The 20 New Agentic AI Jobs Box, McKinsey, And LinkedIn All See Coming
TEXT ANALYSIS PROTOCOL
THE DISSECTION
This is a piece of transition management propaganda dressed as labor market journalism. It performs a specific ideological operation: it inverts the Discontinuity Thesis by focusing exclusively on the creation side of a transition that is structurally about replacement, then uses the volume of "new jobs" as rhetorical anesthesia to prevent readers from examining the ratio, distribution, and quality of those roles.
The article is doing something very specific: it is taking the handful of elite, high-skill, scarce positions created by AI development and deployment and presenting them as if they constitute a general labor market transformation. It then uses McKinsey, WEF, and LinkedIn—three institutions with direct financial interests in the "AI adoption" narrative—to provide institutional legitimacy for this framing.
THE CORE FALLACY
The fallacy is compositional. The argument assumes that because new job titles exist, the mass of displaced workers can migrate into them. This requires ignoring:
- Volume asymmetry. The WEF's "net gain of 78 million jobs" is a global projection against 8 billion people entering the labor market over the period. It is a rounding error on global labor force dynamics, not a structural absorption mechanism.
- Skill topology mismatch. "AI Engineer," "Forward-Deployed Engineer," and "AI Evals Engineer" require years of technical education, mathematical fluency, and domain expertise. The displaced roles—data entry, basic analysis, customer service, routine legal and accounting work—are populated by workers who cannot simply redirect into these positions. The DT calls this the structural mismatch problem: creation jobs and destruction jobs do not share a common labor pool.

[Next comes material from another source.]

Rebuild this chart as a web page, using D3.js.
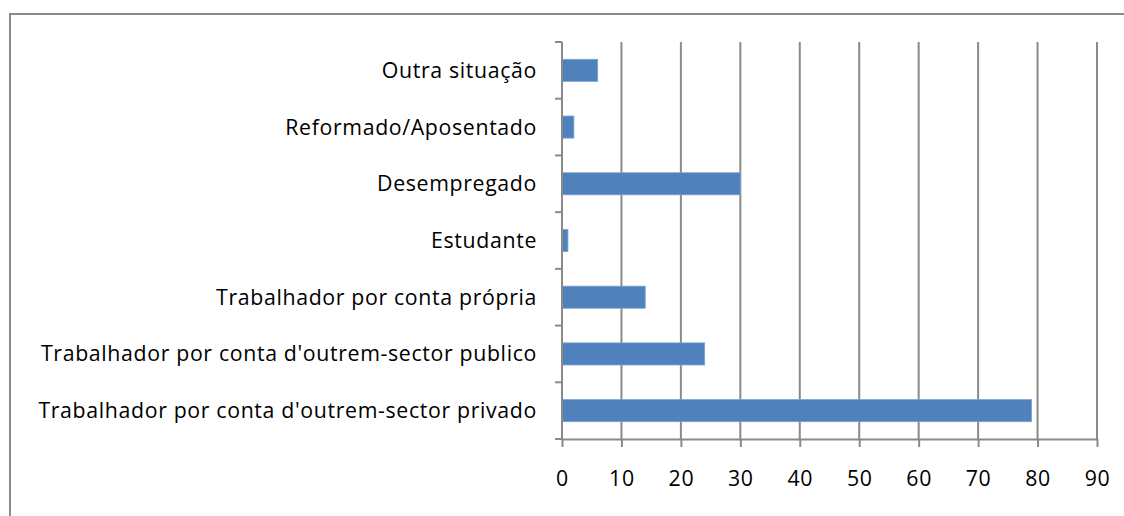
<!DOCTYPE html>
<html lang="pt">
<head>
    <meta charset="UTF-8">
    <title>Situação profissional</title>
    <style>
        body { margin: 0; background: #fff; }
        .label { font-family: "Open Sans", sans-serif; font-size: 21.3px; letter-spacing: 0.65px; fill: #000; }
        .grid line { stroke: #8a8a8a; stroke-width: 2px; }
        .axis path, .axis line { stroke: #8a8a8a; stroke-width: 2px; }
    </style>
</head>
<body>
    <svg id="chart" width="1124" height="516"></svg>
    <script src="https://d3js.org/d3.v7.min.js"></script>
    <script>
        // categories top to bottom, as in the picture
        const categories = [
            "Outra situação",
            "Reformado/Aposentado",
            "Desempregado",
            "Estudante",
            "Trabalhador por conta própria",
            "Trabalhador por conta d'outrem-sector publico",
            "Trabalhador por conta d'outrem-sector privado"
        ];
        const values = [6, 2, 30, 1, 14, 24, 79];
        const xTicks = [0, 10, 20, 30, 40, 50, 60, 70, 80, 90];

        const svg = d3.select("#chart");

        // chart border (runs off the right/bottom edge)
        svg.append("rect")
            .attr("x", 10).attr("y", 14)
            .attr("width", 1130).attr("height", 520)
            .attr("fill", "#fff")
            .attr("stroke", "#8a8a8a")
            .attr("stroke-width", 2);

        const plotLeft = 562, plotRight = 1097, plotTop = 42, plotBottom = 439;

        const x = d3.scaleLinear().domain([0, 90]).range([plotLeft, plotRight]);
        const y = d3.scaleBand().domain(categories).range([plotTop, plotBottom]).paddingInner(0.61).paddingOuter(0.305);

        // vertical gridlines
        svg.append("g").attr("class", "grid")
            .selectAll("line")
            .data(xTicks.slice(1))
            .join("line")
            .attr("x1", d => x(d)).attr("x2", d => x(d))
            .attr("y1", plotTop).attr("y2", plotBottom);

        // bars
        svg.append("g")
            .selectAll("rect")
            .data(values)
            .join("rect")
            .attr("x", x(0))
            .attr("y", (d, i) => y(categories[i]))
            .attr("width", d => x(d) - x(0))
            .attr("height", y.bandwidth())
            .attr("fill", "#4f81bd")
            .attr("stroke", "#7ea3d0")
            .attr("stroke-width", 0.8);

        // x axis
        const xAxis = svg.append("g").attr("class", "axis")
            .attr("transform", `translate(0,${plotBottom})`)
            .call(d3.axisBottom(x).tickValues(xTicks).tickSize(8).tickSizeOuter(0).tickPadding(24));
        xAxis.selectAll("text").attr("class", "label").attr("font-size", null).attr("font-family", null).attr("fill", null);

        // y axis line and boundary ticks
        const yAxis = svg.append("g").attr("class", "axis");
        yAxis.append("line")
            .attr("x1", plotLeft).attr("x2", plotLeft)
            .attr("y1", plotTop).attr("y2", plotBottom);
        const step = (plotBottom - plotTop) / categories.length;
        yAxis.selectAll("line.tk")
            .data(d3.range(categories.length + 1))
            .join("line")
            .attr("class", "tk")
            .attr("x1", plotLeft - 7).attr("x2", plotLeft)
            .attr("y1", i => plotTop + i * step).attr("y2", i => plotTop + i * step);

        // category labels
        svg.append("g")
            .selectAll("text")
            .data(categories)
            .join("text")
            .attr("class", "label")
            .attr("x", plotLeft - 25)
            .attr("y", d => y(d) + y.bandwidth() / 2)
            .attr("dy", "0.35em")
            .attr("text-anchor", "end")
            .text(d => d);
    </script>
</body>
</html>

- The denominator problem. LinkedIn's 1.3 million new roles sounds impressive until you note it against the tens of millions of knowledge-worker positions already being targeted by AI displacement. The article never engages with the ratio.
HIDDEN ASSUMPTIONS
- That job title existence equals employment opportunity distribution. New titles created at OpenAI, Anthropic, Palantir, Box, and McKinsey are not representative of the economy. These are elite island chains.
- That "new-collar" is a category of mass employment, not a rebranding of elite technical labor. LinkedIn's framing of "distinctly human strengths" as part of the new-collar era is pure prestige signaling for roles that are, in fact, deeply technical and exclusionary.
- That McKinsey's "agentic organization" framing describes what will happen to most organizations, rather than what a consulting firm is selling to justify transformation engagements.
- That Box's CEO's testimony about his own company's hiring practices is evidence of broad labor market transformation rather than a specific firm's strategic adoption.
SOCIAL FUNCTION
This is transition management copium with institutional branding. It performs three functions simultaneously:
- For corporate leadership: Provides cover for AI adoption by citing respectable institutions that promise net job creation.
- For workers in anxiety: Offers the comfort of "there are new jobs" without examining access, training requirements, or geographic/skill barriers.
- For policymakers: Supplies a data-adjacent narrative to justify minimal intervention ("the market is creating more jobs than it destroys").
THE VERDICT
This article is ideological anesthetic. It takes the Discontinuity Thesis's one true survival pathway—the Sovereign/Servitor bifurcation—and presents it as if it describes a general labor market expansion rather than the creation of a narrow technical elite serving a shrinking productive base.
The WEF's 78 million net job figure is the tell. Stated globally over five years, against a world labor force exceeding 3 billion, it represents 0.025% annual net absorption of displaced workers into AI-created roles. That is not a labor market transformation. That is a rounding error being marketed as a future of work report.
The mechanism the article describes is real. The Forward-Deployed Engineer, the AI Evals Engineer, the Agentic Orchestrator: these roles will exist and grow. The DT explicitly acknowledges that the transition creates niches. What the article actively obscures is that these niches are sovereign-adjacent or servitor-to-sovereign positions—technically demanding, scarce, and structurally incapable of absorbing the mass of productive labor that AI displacement will render economically redundant.
The answer to "which jobs" is: a very small number of high-skill technical roles, concentrated in a small number of firms, serving a small number of Sovereign entities. The answer to "which of them signal a company that has restructured" is: none of them, because restructuring is not the relevant variable. The relevant variable is whether the company is building the infrastructure of its own irrelevance or positioning itself within the new productive hierarchy.
The article's function is to prevent the question from being asked.